Parametric study and multi-parameter optimization of a generalized second-order tri-stable stochastic resonance system

The weak signal extraction methods based on stochastic resonance (SR) are extensively studied due to their ability of utilizing noise energy to enhance weak signals. Therefore, many SR-based methods have been proposed to extract characteristic signals from strong background noise. Among various SR models, the second-order tri-stable SR models have demonstrated their superiority in weak signal extraction with better output performance compared to other competitive SR models. However, the current studies have two main shortcomings including nonstandard forms of the system equation and insufficient investigations on the system parameters.

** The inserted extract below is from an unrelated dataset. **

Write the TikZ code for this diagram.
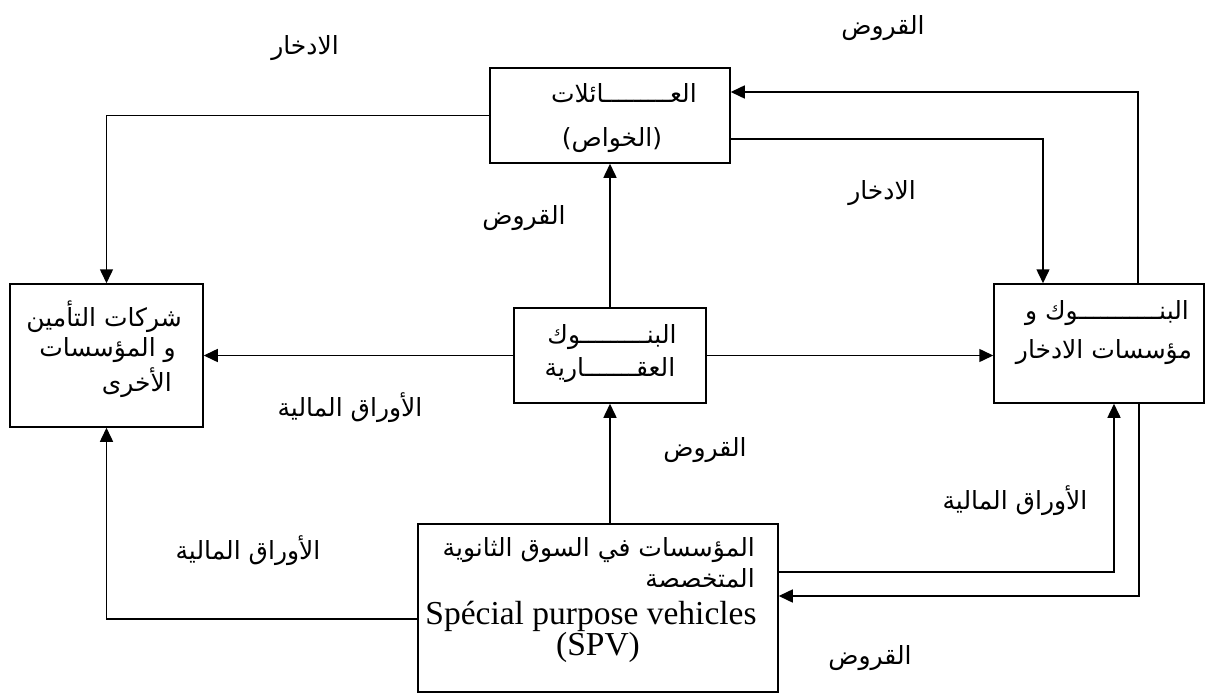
\documentclass[tikz,border=0pt]{standalone}
\usepackage{fontspec}
\setmainfont{Liberation Serif}
\newfontfamily\arabicfont[Script=Arabic]{DejaVu Sans}
\usetikzlibrary{arrows.meta}
\TeXXeTstate=1
\newcommand{\AR}[1]{{\arabicfont\beginR #1\endR}}
\begin{document}
\begin{tikzpicture}[x=1pt,y=-1pt,
  box/.style={draw, line width=1.5pt, inner sep=0pt},
  arr/.style={line width=1.5pt, -{Triangle[length=14pt,width=13pt]}},
  ar/.style={inner sep=0pt, font=\fontsize{25}{29}\selectfont},
  lat/.style={inner sep=0pt, font=\fontsize{33.5}{36}\selectfont}]
\useasboundingbox (0,0) rectangle (1211,693);
% boxes
\node[box, minimum width=240pt, minimum height=95pt] (fam) at (610,115.5) {};
\node[box, minimum width=193pt, minimum height=143pt] (ins) at (106.5,355.5) {};
\node[box, minimum width=192pt, minimum height=95pt] (reb) at (610,355.5) {};
\node[box, minimum width=210pt, minimum height=119pt] (bank) at (1099,343.5) {};
\node[box, minimum width=360pt, minimum height=168pt] (spv) at (598,608) {};
% box texts
\node[ar] (fam1) at (624,93) {\AR{العـــــــــائلات}};
\node[ar] (fam2) at (612,140) {\AR{(الخواص)}};
\node[ar, anchor=east] (ins1) at (182,317) {\AR{شركات التأمين}};
\node[ar, anchor=east] (ins2) at (176,350) {\AR{و المؤسسات}};
\node[ar, anchor=east] (ins3) at (172,383) {\AR{الأخرى}};
\node[ar] (reb1) at (612,337) {\AR{البنـــــــــوك}};
\node[ar] (reb2) at (610,370) {\AR{العقـــــــارية}};
\node[ar] (bank1) at (1107,313) {\AR{البنـــــــــــوك و}};
\node[ar] (bank2) at (1104,352) {\AR{مؤسسات الادخار}};
\node[ar, anchor=east] (spv1) at (755,550) {\AR{المؤسسات في السوق الثانوية}};
\node[ar, anchor=east] (spv2) at (755,578) {\AR{المتخصصة}};
\node[lat] (spv3) at (591,616) {Spécial purpose vehicles};
\node[lat] (spv4) at (598,647) {(SPV)};
% connectors
\draw[arr] (fam.west) -| (ins.north);
\draw[arr] ([xshift=39pt]bank.north) |- ([yshift=23.5pt]fam.east);
\draw[arr] ([yshift=-23.5pt]fam.east) -| ([xshift=-56pt]bank.north);
\draw[arr] (reb.north) -- (fam.south);
\draw[arr] (reb.west) -- (ins.east);
\draw[arr] (reb.east) -- (reb.east -| bank.west);
\draw[arr] (spv.north -| reb.south) -- (reb.south);
\draw[arr] ([yshift=-11pt]spv.west) -| (ins.south);
\draw[arr] ([yshift=36pt]spv.east) -| ([xshift=15pt]bank.south);
\draw[arr] ([xshift=40pt]bank.south) |- ([yshift=12pt]spv.east);
% labels
\node[ar] (l1) at (305,48) {\AR{الادخار}};
\node[ar] (l2) at (883,28) {\AR{القروض}};
\node[ar] (l3) at (882,193) {\AR{الادخار}};
\node[ar] (l4) at (524,218) {\AR{القروض}};
\node[ar] (l5) at (350,408) {\AR{الأوراق المالية}};
\node[ar] (l6) at (705,450) {\AR{القروض}};
\node[ar] (l7) at (248,551) {\AR{الأوراق المالية}};
\node[ar] (l8) at (1015,501) {\AR{الأوراق المالية}};
\node[ar] (l9) at (870,658) {\AR{القروض}};
\end{tikzpicture}
\end{document}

Therefore, a generalized second-order tri-stable SR (GSTSR) system is proposed in this paper to address the aforementioned issues. In order to evaluate the output performance of the GSTSR system, the mean first-passage time (MFPT) of the system is derived, and the signal-to-noise ratio (SNR) and the so-called characteristic signal recognition rate (CSRR) are designed. On this basis, the effects of the parameters of the GSTSR (including the asymmetric parameters, the damping ratio and the scale-transformation parameters) on the system’s SR performance are fully investigated through numerical simulations. Furthermore, the multi-parameter optimization algorithm of the GSTSR system based on particle swarm optimization (PSO) is conducted, and the optimization results are analyzed. The research results can provide guidance for designing the tri-stable SR models with a superior SR performance.